Overlooked heavy metal-induced natural organic matter property transformation and its positively resultant interaction with membrane surface

Heavy metals (HMs), which pose significant ecological and human health risks, spontaneously interact with ubiquitous natural organic matter (NOM) in aquatic environments, forming aggregates with distinct physicochemical properties from their precursors. However, the implications of these altered properties on membrane-based advanced water treatment have been largely overlooked. Herein, the HMs-NOM complexation mode and their interaction mechanisms with ultrafiltration membranes were explored. The results demonstrated that HMs primarily modified both the dipole moment and electron-donating capacity of NOM, thereby affecting its hydrophilicity and interfacial filtration performance. Moreover, electrostatic complexation and bridging between HMs and NOM facilitated partial HMs retention and NOM removal.
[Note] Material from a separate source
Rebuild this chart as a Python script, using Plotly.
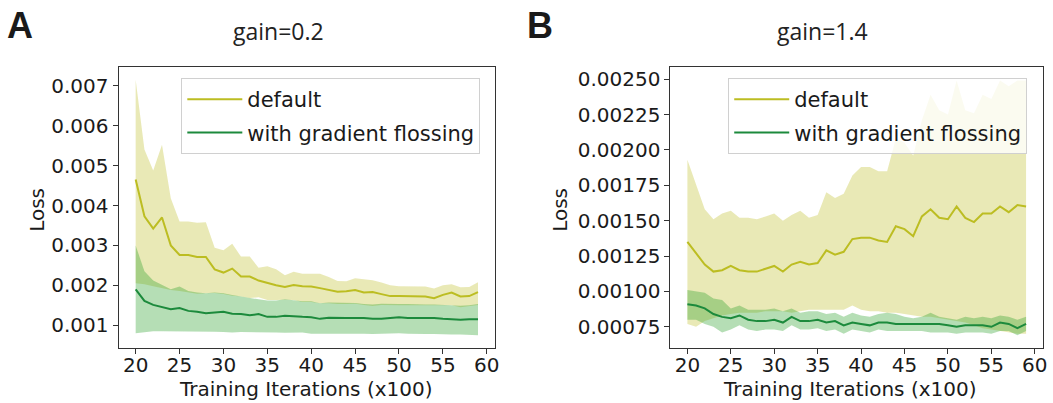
import plotly.graph_objects as go

# ---------------- data ----------------
iterations = list(range(20, 60))  # x100

# Panel A (gain=0.2)
a_def_mean = [0.00465, 0.00373, 0.00342, 0.00370, 0.00300, 0.00276, 0.00276, 0.00271, 0.00271, 0.00240,
              0.00232, 0.00242, 0.00222, 0.00222, 0.00212, 0.00206, 0.00200, 0.00196, 0.00201, 0.00198,
              0.00197, 0.00193, 0.00189, 0.00184, 0.00185, 0.00188, 0.00182, 0.00183, 0.00178, 0.00173,
              0.00173, 0.00173, 0.00173, 0.00172, 0.00168, 0.00176, 0.00182, 0.00172, 0.00173, 0.00183]
a_def_up = [0.00715, 0.00540, 0.00488, 0.00552, 0.00418, 0.00360, 0.00360, 0.00357, 0.00358, 0.00294,
            0.00288, 0.00304, 0.00272, 0.00272, 0.00244, 0.00248, 0.00240, 0.00225, 0.00234, 0.00229,
            0.00229, 0.00229, 0.00221, 0.00211, 0.00210, 0.00218, 0.00215, 0.00213, 0.00207, 0.00200,
            0.00198, 0.00198, 0.00198, 0.00197, 0.00192, 0.00200, 0.00203, 0.00195, 0.00196, 0.00208]
a_def_lo = [0.00205, 0.00203, 0.00198, 0.00193, 0.00188, 0.00186, 0.00182, 0.00179, 0.00180, 0.00181,
            0.00178, 0.00174, 0.00172, 0.00168, 0.00170, 0.00163, 0.00163, 0.00164, 0.00163, 0.00158,
            0.00158, 0.00155, 0.00155, 0.00153, 0.00153, 0.00154, 0.00151, 0.00148, 0.00151, 0.00150,
            0.00150, 0.00150, 0.00150, 0.00149, 0.00149, 0.00149, 0.00150, 0.00145, 0.00148, 0.00151]
a_gf_mean = [0.00190, 0.00161, 0.00151, 0.00146, 0.00140, 0.00143, 0.00136, 0.00134, 0.00130, 0.00132,
             0.00134, 0.00129, 0.00128, 0.00125, 0.00128, 0.00121, 0.00121, 0.00124, 0.00122, 0.00121,
             0.00120, 0.00116, 0.00119, 0.00118, 0.00118, 0.00118, 0.00118, 0.00116, 0.00116, 0.00118,
             0.00120, 0.00118, 0.00118, 0.00118, 0.00118, 0.00116, 0.00115, 0.00114, 0.00115, 0.00115]
a_gf_up = [0.00300, 0.00235, 0.00212, 0.00200, 0.00190, 0.00197, 0.00186, 0.00182, 0.00180, 0.00182,
           0.00180, 0.00176, 0.00172, 0.00168, 0.00165, 0.00162, 0.00162, 0.00165, 0.00162, 0.00160,
           0.00160, 0.00155, 0.00157, 0.00157, 0.00157, 0.00156, 0.00153, 0.00152, 0.00154, 0.00153,
           0.00153, 0.00153, 0.00152, 0.00152, 0.00152, 0.00151, 0.00150, 0.00149, 0.00150, 0.00153]
a_gf_lo = [0.00080, 0.00083, 0.00085, 0.00085, 0.00085, 0.00085, 0.00085, 0.00084, 0.00084, 0.00084,
           0.00083, 0.00082, 0.00083, 0.00083, 0.00082, 0.00082, 0.00082, 0.00081, 0.00082, 0.00082,
           0.00079, 0.00079, 0.00080, 0.00080, 0.00079, 0.00080, 0.00079, 0.00078, 0.00079, 0.00079,
           0.00080, 0.00079, 0.00078, 0.00078, 0.00078, 0.00077, 0.00077, 0.00077, 0.00076, 0.00075]

# Panel B (gain=1.4)
b_def_mean = [0.00135, 0.00127, 0.00119, 0.00114, 0.00115, 0.00118, 0.00115, 0.00114, 0.00114, 0.00116,
              0.00118, 0.00114, 0.00119, 0.00121, 0.00119, 0.00120, 0.00129, 0.00126, 0.00128, 0.00137,
              0.00138, 0.00138, 0.00136, 0.00135, 0.00146, 0.00144, 0.00139, 0.00153, 0.00158, 0.00152,
              0.00151, 0.00160, 0.00152, 0.00149, 0.00155, 0.00155, 0.00160, 0.00156, 0.00161, 0.00160]
b_def_up = [0.00193, 0.00176, 0.00158, 0.00151, 0.00155, 0.00157, 0.00152, 0.00152, 0.00151, 0.00153,
            0.00155, 0.00150, 0.00154, 0.00157, 0.00152, 0.00154, 0.00170, 0.00166, 0.00169, 0.00182,
            0.00188, 0.00188, 0.00185, 0.00185, 0.00208, 0.00205, 0.00196, 0.00221, 0.00239, 0.00228,
            0.00225, 0.00249, 0.00228, 0.00226, 0.00239, 0.00236, 0.00249, 0.00245, 0.00249, 0.00249]
b_def_lo = [0.00077, 0.00075, 0.00079, 0.00081, 0.00083, 0.00084, 0.00085, 0.00085, 0.00085, 0.00086,
            0.00086, 0.00086, 0.00085, 0.00086, 0.00087, 0.00087, 0.00087, 0.00087, 0.00087, 0.00090,
            0.00087, 0.00086, 0.00086, 0.00085, 0.00085, 0.00084, 0.00083, 0.00082, 0.00082, 0.00081,
            0.00080, 0.00079, 0.00078, 0.00076, 0.00074, 0.00073, 0.00072, 0.00071, 0.00070, 0.00070]
b_gf_mean = [0.00091, 0.00090, 0.00088, 0.00084, 0.00082, 0.00081, 0.00083, 0.00080, 0.00079, 0.00079,
             0.00080, 0.00078, 0.00082, 0.00079, 0.00079, 0.00080, 0.00078, 0.00079, 0.00076, 0.00078,
             0.00077, 0.00076, 0.00078, 0.00078, 0.00077, 0.00077, 0.00077, 0.00077, 0.00077, 0.00077,
             0.00076, 0.00075, 0.00076, 0.00076, 0.00076, 0.00075, 0.00078, 0.00077, 0.00074, 0.00077]
b_gf_up = [0.00101, 0.00100, 0.00099, 0.00095, 0.00094, 0.00088, 0.00090, 0.00087, 0.00087, 0.00087,
           0.00088, 0.00086, 0.00088, 0.00085, 0.00086, 0.00086, 0.00084, 0.00085, 0.00082, 0.00085,
           0.00083, 0.00082, 0.00084, 0.00085, 0.00084, 0.00082, 0.00081, 0.00082, 0.00085, 0.00082,
           0.00081, 0.00080, 0.00082, 0.00081, 0.00082, 0.00081, 0.00083, 0.00082, 0.00080, 0.00082]
b_gf_lo = [0.00080, 0.00080, 0.00077, 0.00075, 0.00071, 0.00073, 0.00076, 0.00073, 0.00072, 0.00073,
           0.00073, 0.00072, 0.00076, 0.00073, 0.00073, 0.00074, 0.00072, 0.00073, 0.00070, 0.00073,
           0.00072, 0.00071, 0.00073, 0.00072, 0.00072, 0.00072, 0.00072, 0.00072, 0.00071, 0.00071,
           0.00071, 0.00070, 0.00071, 0.00071, 0.00071, 0.00070, 0.00072, 0.00072, 0.00069, 0.00072]

series_names = ["default", "with gradient flossing"]
panel_titles = ["gain=0.2", "gain=1.4"]
panel_letters = ["A", "B"]
x_title = "Training Iterations (x100)"
y_title = "Loss"
x_ticks = [20, 25, 30, 35, 40, 45, 50, 55, 60]
a_y_ticks = [0.001, 0.002, 0.003, 0.004, 0.005, 0.006, 0.007]
b_y_ticks = [0.00075, 0.00100, 0.00125, 0.00150, 0.00175, 0.00200, 0.00225, 0.00250]

# ---------------- styling ----------------
W, H = 1053, 403
DEF_LINE = "#bcbd22"
DEF_FILL = "rgba(188,189,34,0.33)"
GF_LINE = "#1c8a3c"
GF_FILL = "rgba(44,160,44,0.35)"
TICK_FONT = dict(family="DejaVu Sans", size=20, color="#1a1a1a")


def px(x):
    return x / W


def py(y):
    return 1 - y / H


fig = go.Figure()


def add_panel(xa, ya, legend, dm, du, dl, gm, gu, gl):
    sets = [(du, dl, dm, DEF_FILL, DEF_LINE, series_names[0]),
            (gu, gl, gm, GF_FILL, GF_LINE, series_names[1])]
    for up, lo, mean, fc, lc, name in sets:
        fig.add_trace(go.Scatter(x=iterations, y=up, mode="lines", line=dict(width=0, color=fc),
                                 xaxis=xa, yaxis=ya, showlegend=False, hoverinfo="skip"))
        fig.add_trace(go.Scatter(x=iterations, y=lo, mode="lines", line=dict(width=0, color=fc),
                                 fill="tonexty", fillcolor=fc,
                                 xaxis=xa, yaxis=ya, showlegend=False, hoverinfo="skip"))
        fig.add_trace(go.Scatter(x=iterations, y=mean, mode="lines", line=dict(width=2, color=lc),
                                 name=name, legendgroup=legend + name,
                                 xaxis=xa, yaxis=ya, legend=legend))


add_panel("x", "y", "legend", a_def_mean, a_def_up, a_def_lo, a_gf_mean, a_gf_up, a_gf_lo)
add_panel("x2", "y2", "legend2", b_def_mean, b_def_up, b_def_lo, b_gf_mean, b_gf_up, b_gf_lo)

axis_common = dict(showline=True, mirror=True, linecolor="#333333", linewidth=1,
                   ticks="outside", ticklen=5, tickwidth=1, tickcolor="#333333",
                   showgrid=False, zeroline=False, tickfont=TICK_FONT)

legend_common = dict(xanchor="left", yanchor="top", traceorder="grouped", tracegroupgap=3,
                     itemwidth=55,
                     bgcolor="rgba(255,255,255,0.8)", bordercolor="#d0d0d0", borderwidth=1,
                     font=dict(family="DejaVu Sans", size=21, color="#1a1a1a"))

fig.update_layout(
    width=W, height=H,
    margin=dict(l=0, r=0, t=0, b=0),
    paper_bgcolor="white", plot_bgcolor="white",
    xaxis=dict(domain=[px(119), px(497)], range=[18.05, 60.95], tickvals=x_ticks, anchor="y",
               ticklabelstandoff=-6, **axis_common),
    yaxis=dict(domain=[py(348), py(67)], range=[0.00043, 0.00747], tickvals=a_y_ticks,
               tickformat=".3f", anchor="x", **axis_common),
    xaxis2=dict(domain=[px(673), px(1047)], range=[18.05, 60.95], tickvals=x_ticks, anchor="y2",
                ticklabelstandoff=-6, **axis_common),
    yaxis2=dict(domain=[py(348), py(67)], range=[0.000600, 0.002586], tickvals=b_y_ticks,
                tickformat=".5f", anchor="x2", **axis_common),
    legend=dict(x=px(182), y=py(78), **legend_common),
    legend2=dict(x=px(731), y=py(78), **legend_common),
)

annotations = []
# panel titles
for title, cx in zip(panel_titles, [280, 826]):
    annotations.append(dict(text=title, x=px(cx), y=py(31), xref="paper", yref="paper",
                            showarrow=False, xanchor="center", yanchor="middle",
                            font=dict(family="Open Sans", size=23, color="#222222")))
# panel letters
for letter, cx in zip(panel_letters, [20, 542]):
    annotations.append(dict(text="<b>" + letter + "</b>", x=px(cx), y=py(26), xref="paper", yref="paper",
                            showarrow=False, xanchor="center", yanchor="middle",
                            font=dict(family="Liberation Sans Narrow, Liberation Sans", size=36, color="#1a1a1a")))
# axis titles
for cx in [307, 853]:
    annotations.append(dict(text=x_title, x=px(cx), y=py(389), xref="paper", yref="paper",
                            showarrow=False, xanchor="center", yanchor="middle",
                            font=dict(family="DejaVu Sans", size=20, color="#1a1a1a")))
for cx in [37, 562]:
    annotations.append(dict(text=y_title, x=px(cx), y=py(210), xref="paper", yref="paper",
                            showarrow=False, xanchor="center", yanchor="middle", textangle=-90,
                            font=dict(family="DejaVu Sans", size=20, color="#1a1a1a")))
fig.update_layout(annotations=annotations)

fig.write_html("out.html", config={"displayModeBar": False},
               post_script="document.body.style.margin='0';document.body.style.overflow='hidden';")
The extended Derjaguin-Landau-Verwey-Overbeek theory revealed that HMs elevated interfacial energy barriers between membranes and humic acid/sodium alginate, as well as among NOM aggregates, promoting looser fouling layer formation and mitigating irreversible fouling. For HMs and protein co-contamination systems, membrane flux improvement principally originated from protein secondary structures disorder rather than interfacial interactions. The filtration performance of Songhua River water further verified the potential exploration value of this study for membrane-based HMs contaminated water treatment.